Um tipo de globalização errática, que se apresenta transversal a qualquer sociedade, a qualquer política, a qualquer estado de coisas, essas “coisas” sendo sempre tratadas, manipuladas enfim, da mesma forma.

Sendo assim, qualquer produto vendido como seguro torna-se afinal nada mais do que uma espécie de sucedâneo do natural que o planeta primariamente nos oferece, e isso já não é natural, ou pelo menos não é natural que a liberalização da doutrina do consumismo inclusive o da democratização de ideias erradas perpétue tal estado de coisas.

Ora, contrariamente a um vegetal, um animal não sai da terra, não brota como um caule de uma superfície una e inconsciente, como que uniforme e insensível, mas sim gera-se, na quase totalidade dos casos que aqui importam, e tal como o homem, de uma dualidade de outros seres vivos, sencientes, portanto sensíveis, com linguagens próprias, com identidades mais diferenciadas do que a maioria dos humanos crê e com uma dignidade a preservar.

O comum engano respeitante ao significado do que é o ser animal resulta sempre no comprometimento da imparcialidade de tratamento entre o ser humano e esse outro ser, no comprometer da condição primeira e portanto essencial para que a tal naturalidade possa ter viabilidade e assim não se incorra no erro da supremacia de uns sobre os demais.

A verdade é únicamente que a validação da consciência por palavras é, pelo pouco que ainda se sabe, humana, enquanto que no animal, destituído do verbo tal como o conhecemos e não podendo comunicar com o homem, a “linguagem” não consegue pelo factor referido antes provar-se a si própria e aos outros como inteligível.

Assim sendo e no respeito pela dignificação do mais fraco, o animal carece e merece uma legislação apropriada. Até porque se a isso não tivesse direito seria como destituir-se o próprio homem do seu próprio direito de conviver com outros que não os da sua espécie, seria excluir-mo-nos do que nos rodeia, pois sem uma legislação abrangente a todos os seres vivos e a todas as circunstâncias não será possível uma realidade válida e global e uma sociedade não se consegue auto-regular sem organização legislativa.

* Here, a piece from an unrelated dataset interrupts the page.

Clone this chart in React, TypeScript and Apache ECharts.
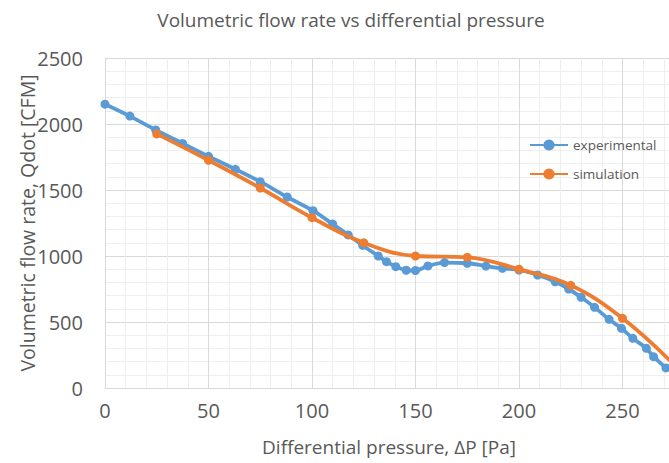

Pela constatação do monopólio exercido sobre tudo o que diz respeito ao animal pelo homem incluindo a destituição pelo primeiro da experiência de uma plena existência ao segundo, ter-se-á forçosamente de questionar a ausência de leis que defendam estes últimos. E enquanto a famosa “evidência” da supremacia humana continuar perenemente a condenar os animais a um cumprimento de pena efectiva pelo simples crime de existirem, assim nossa própria existência, em inconsciência ou não, estará não muito longe pelo menos da cumplicidade num crime de abuso ou mesmo de homícidio sem justa causa.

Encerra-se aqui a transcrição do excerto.